Cassata or cannoli? It's hard to choose, indeed, of all the Sicilian pastries and confectionery specialties, cannoli are probably the most commonly found throughout the rest of the world. If these delicacies used to represent an emblem of the far-flung Sicilian emigrants' nostalgia for their distant homeland, today, thanks to lightening-swift international courier services, "cannolis" (as they're called in America) are delivered throughout the world in a matter of hours. First created in the Palermo area, cannoli come in a variety of sizes depending on where they are made. In Palermo you'll find the famous little "cannulicchi", no bigger than a finger, but these exquisite treats tend to grow to gigantic proportions in Piana degli Albanesi, which is just a little south of Palermo. According to legend cannoli were invented in the harem of Caltanissetta (Kalt El Nissa, i.e. "Castle of the women"). Whatever their actual origin, it's easy to understand how, back in the 17th century, a poetic monk from Palermo was inspired to come up with the rather ribald metaphor of "scettru di ogni re e virga di Mosè" (scepter of every king, rod of Moses). They are made from the same basic dough of flour and sugar which is used for any number of traditional fried Carnival pasties. The specialness of cannoli, however, lies in their delicious fresh ricotta cream filling, the principle ingredient of these Sicilian confectionery treats, which, especially during the spring, take on an inimitable flavor, thanks to the fresh and aromatic stalks of tender new grass.

TO EVERYONE HIS OWN TORRONE

Torrone is a kind of nougat and no festival in Sicily would be complete without the obligatory torrone-making ritual, a unique opportunity for the island's culture to give full expression to its amazing variety. Every little village, every town has its own special version of torrone that is distinguished from all the others due to variations in the basic ingredients, decorations or covering. Cooked in the pignata, the big kettle proudly displayed at the stands of the turrunari (torrone makers), the most famous torrone of all is the cubbaita, made with almonds, another typical product of this fertile island. Whole or chopped, the almonds are mixed with honey and sugar (the torrone that is made from this mixture is dark in color), or with sugar and egg whites (in which case, the resulting nougat is snowy white). Other types of torrone are made with pistachios (a variety that is typical of Caltanissetta in the center of Sicily) or hazelnuts (typical of Linguaglossa in the north-east of Sicily), while others are covered with a thin coating of chocolate (typical of the torrone from Paternò in the west of Sicily). They come in a great variety of shapes, from the mattùneddi (little bricks) to the "né cascìtti" (box-shaped) varieties, not to mention the heart-shaped versions. And finally, there is the soft Sicilian torroncino, a sophisticated delicacy with the consistency of finely chopped almonds mixed with honey and covered with a vanilla-, lemon- or orange-flavored topping.

A LEGENDARY PASTE

If the torrone is the symbol of merry small town fairs and celebrations, the silent, secluded sanctuary of the convent has given rise to another equally tantalizing example of Sicilian confectionery skills, i.e. martorana fruit, a specialty that is named after the Martorana Convent in Palermo, where the nuns have managed to jealously conserve the secret of how to make their famous "royal paste" or marzipan, handing it down from one generation of sisters to the next. Marzipan (from the Arab, Mauthaban) is a paste made from peeled almonds, sugar, egg white, essence of lemon and vanilla. Sculpted into the shape of various fruits, it is then colored with vegetable substances and, to provide a final touch of realism, painted with shiny gum arabic.

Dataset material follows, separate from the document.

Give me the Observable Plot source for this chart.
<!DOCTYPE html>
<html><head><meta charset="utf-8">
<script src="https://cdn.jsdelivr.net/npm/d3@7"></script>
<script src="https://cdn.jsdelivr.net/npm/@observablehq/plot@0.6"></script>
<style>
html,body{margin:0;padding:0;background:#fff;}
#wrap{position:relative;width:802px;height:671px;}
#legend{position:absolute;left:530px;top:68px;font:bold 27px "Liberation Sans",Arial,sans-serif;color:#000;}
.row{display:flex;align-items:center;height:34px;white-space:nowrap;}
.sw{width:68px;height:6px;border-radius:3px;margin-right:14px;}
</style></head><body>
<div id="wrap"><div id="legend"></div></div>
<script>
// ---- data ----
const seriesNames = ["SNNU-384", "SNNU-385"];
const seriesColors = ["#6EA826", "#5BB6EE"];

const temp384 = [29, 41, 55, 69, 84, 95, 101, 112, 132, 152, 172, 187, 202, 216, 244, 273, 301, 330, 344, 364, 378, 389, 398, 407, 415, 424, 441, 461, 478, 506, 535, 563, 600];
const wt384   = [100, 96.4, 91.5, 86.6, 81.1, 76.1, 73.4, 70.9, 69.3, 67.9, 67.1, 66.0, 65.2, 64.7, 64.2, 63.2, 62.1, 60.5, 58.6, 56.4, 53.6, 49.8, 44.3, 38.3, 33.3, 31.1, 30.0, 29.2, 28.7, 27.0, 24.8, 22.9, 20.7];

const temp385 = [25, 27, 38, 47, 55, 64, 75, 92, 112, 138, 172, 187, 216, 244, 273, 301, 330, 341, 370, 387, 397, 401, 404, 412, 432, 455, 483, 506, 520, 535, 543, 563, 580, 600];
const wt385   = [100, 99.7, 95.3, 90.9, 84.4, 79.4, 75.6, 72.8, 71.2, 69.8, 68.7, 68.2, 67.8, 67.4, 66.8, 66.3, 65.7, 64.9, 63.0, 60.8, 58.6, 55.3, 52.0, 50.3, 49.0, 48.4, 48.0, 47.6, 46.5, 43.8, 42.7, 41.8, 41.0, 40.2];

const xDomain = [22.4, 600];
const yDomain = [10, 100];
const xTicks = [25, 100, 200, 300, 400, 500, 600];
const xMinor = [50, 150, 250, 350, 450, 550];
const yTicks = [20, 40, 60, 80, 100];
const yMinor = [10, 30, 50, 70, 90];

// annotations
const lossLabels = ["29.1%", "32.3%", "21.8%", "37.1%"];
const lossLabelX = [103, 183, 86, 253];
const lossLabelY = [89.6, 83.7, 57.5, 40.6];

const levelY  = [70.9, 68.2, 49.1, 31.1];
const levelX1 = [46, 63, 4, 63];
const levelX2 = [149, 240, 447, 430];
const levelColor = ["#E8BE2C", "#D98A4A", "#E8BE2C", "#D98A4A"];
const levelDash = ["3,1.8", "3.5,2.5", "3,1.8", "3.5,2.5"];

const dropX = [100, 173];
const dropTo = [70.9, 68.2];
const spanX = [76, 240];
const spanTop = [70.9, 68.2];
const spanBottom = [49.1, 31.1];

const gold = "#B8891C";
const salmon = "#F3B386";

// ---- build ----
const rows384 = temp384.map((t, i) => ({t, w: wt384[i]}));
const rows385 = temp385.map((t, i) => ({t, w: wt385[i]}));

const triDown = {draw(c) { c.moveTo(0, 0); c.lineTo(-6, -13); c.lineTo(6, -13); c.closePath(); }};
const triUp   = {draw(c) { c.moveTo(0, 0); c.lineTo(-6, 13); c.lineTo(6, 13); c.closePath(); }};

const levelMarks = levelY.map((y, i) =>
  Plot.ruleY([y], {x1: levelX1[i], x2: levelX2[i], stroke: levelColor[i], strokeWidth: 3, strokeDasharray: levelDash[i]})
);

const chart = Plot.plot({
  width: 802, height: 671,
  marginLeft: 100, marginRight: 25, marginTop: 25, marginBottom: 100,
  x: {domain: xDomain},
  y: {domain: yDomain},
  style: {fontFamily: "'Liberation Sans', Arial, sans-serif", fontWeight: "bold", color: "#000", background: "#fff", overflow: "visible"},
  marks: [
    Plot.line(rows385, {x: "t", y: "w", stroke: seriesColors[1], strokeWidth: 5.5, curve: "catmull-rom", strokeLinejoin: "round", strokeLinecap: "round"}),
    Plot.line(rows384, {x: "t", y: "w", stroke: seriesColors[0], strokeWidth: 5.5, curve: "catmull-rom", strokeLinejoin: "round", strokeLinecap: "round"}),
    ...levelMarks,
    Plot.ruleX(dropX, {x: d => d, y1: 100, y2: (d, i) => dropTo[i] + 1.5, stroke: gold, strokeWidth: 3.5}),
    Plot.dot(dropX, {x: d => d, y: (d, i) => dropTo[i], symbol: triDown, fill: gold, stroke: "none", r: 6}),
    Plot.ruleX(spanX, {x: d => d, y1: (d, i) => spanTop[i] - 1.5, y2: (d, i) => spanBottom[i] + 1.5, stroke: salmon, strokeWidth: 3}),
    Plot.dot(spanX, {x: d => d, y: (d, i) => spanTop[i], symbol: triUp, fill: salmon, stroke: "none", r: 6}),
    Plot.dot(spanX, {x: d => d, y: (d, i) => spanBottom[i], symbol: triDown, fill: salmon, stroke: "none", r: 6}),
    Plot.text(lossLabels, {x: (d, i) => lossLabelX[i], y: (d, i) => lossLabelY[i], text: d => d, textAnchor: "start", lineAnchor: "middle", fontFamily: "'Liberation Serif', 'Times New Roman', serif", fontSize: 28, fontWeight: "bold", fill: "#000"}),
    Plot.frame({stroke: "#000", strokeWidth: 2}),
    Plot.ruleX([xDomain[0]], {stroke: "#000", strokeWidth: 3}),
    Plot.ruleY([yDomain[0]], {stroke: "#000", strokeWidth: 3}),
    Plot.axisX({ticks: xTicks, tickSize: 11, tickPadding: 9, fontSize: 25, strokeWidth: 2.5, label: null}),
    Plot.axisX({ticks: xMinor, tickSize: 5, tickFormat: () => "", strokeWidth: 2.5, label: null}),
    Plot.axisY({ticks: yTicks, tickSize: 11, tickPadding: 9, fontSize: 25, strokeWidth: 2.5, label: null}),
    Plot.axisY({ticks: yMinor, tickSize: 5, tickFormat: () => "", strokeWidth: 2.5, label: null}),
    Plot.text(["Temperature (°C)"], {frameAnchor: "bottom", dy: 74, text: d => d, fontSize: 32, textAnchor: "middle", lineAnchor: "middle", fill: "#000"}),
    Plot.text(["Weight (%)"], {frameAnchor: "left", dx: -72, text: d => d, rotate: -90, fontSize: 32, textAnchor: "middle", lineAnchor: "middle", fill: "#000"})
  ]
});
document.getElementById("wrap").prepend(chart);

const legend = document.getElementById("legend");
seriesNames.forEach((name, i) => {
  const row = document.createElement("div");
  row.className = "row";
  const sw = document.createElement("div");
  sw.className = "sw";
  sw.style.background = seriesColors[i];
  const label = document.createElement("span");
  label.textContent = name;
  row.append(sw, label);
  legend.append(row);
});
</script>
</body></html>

Legend has it that the so-called royal paste acquired this name because it was allegedly offered to Ferdinand, the king of the Two Sicilies during a period when it was against the law to produce it. According to actual historical records, however, the custom of making fruit from almond paste dates back to a banquet held in 1308 honoring Pope Clement V, during which the guests were treated to the sight of two trees decorated with grapes, figs, apples and other kinds of fruit made from marzipan. "Royal paste" is also used to fashion the little picureddi, i.e. Easter lambs lying in a green meadow strewn with multicolor candies, and the celebrated olivelle di Sant'Agata, little candies shaped like olives, typical of the Patron's Day celebration held in Catania in the middle of the western coast of Sicily.

In addition to marzipan and cassata, Easter has inspired a great many other confectionery specialties, like the ones based on the tradition of "votive breads": special kinds of bread that are different from the everyday varieties, prepared with special attention in order to highlight the importance of the celebration. Hard-boiled eggs constitute an element that is almost always associated with these festive breads. Generally dyed red, the eggs are a symbol of fertility and they are placed inside these sweet breads that are made to resemble dolls or monsters (indeed, they are referred to as pupi cull'uova, i.e. dolls with eggs, in the local dialect), taking on different forms depending on where they happen to be made.





THE ARRIVAL OF SUMMER

Finally, there's the ice-cream and granite (crushed-ice with fruit syrup). Inspired by the Arab habit of 'flavoring' snow with spices, fruit and even flowers, they offer welcome relief on torrid summer days. Of the many variations, we would like to mention the most characteristic of these frosty treats: gelo di mellone (a sort of watermelon sherbet) and jasmine ice-cream, which they still refer to as Scursunera in Trapani, a term of obvious Arabic derivation.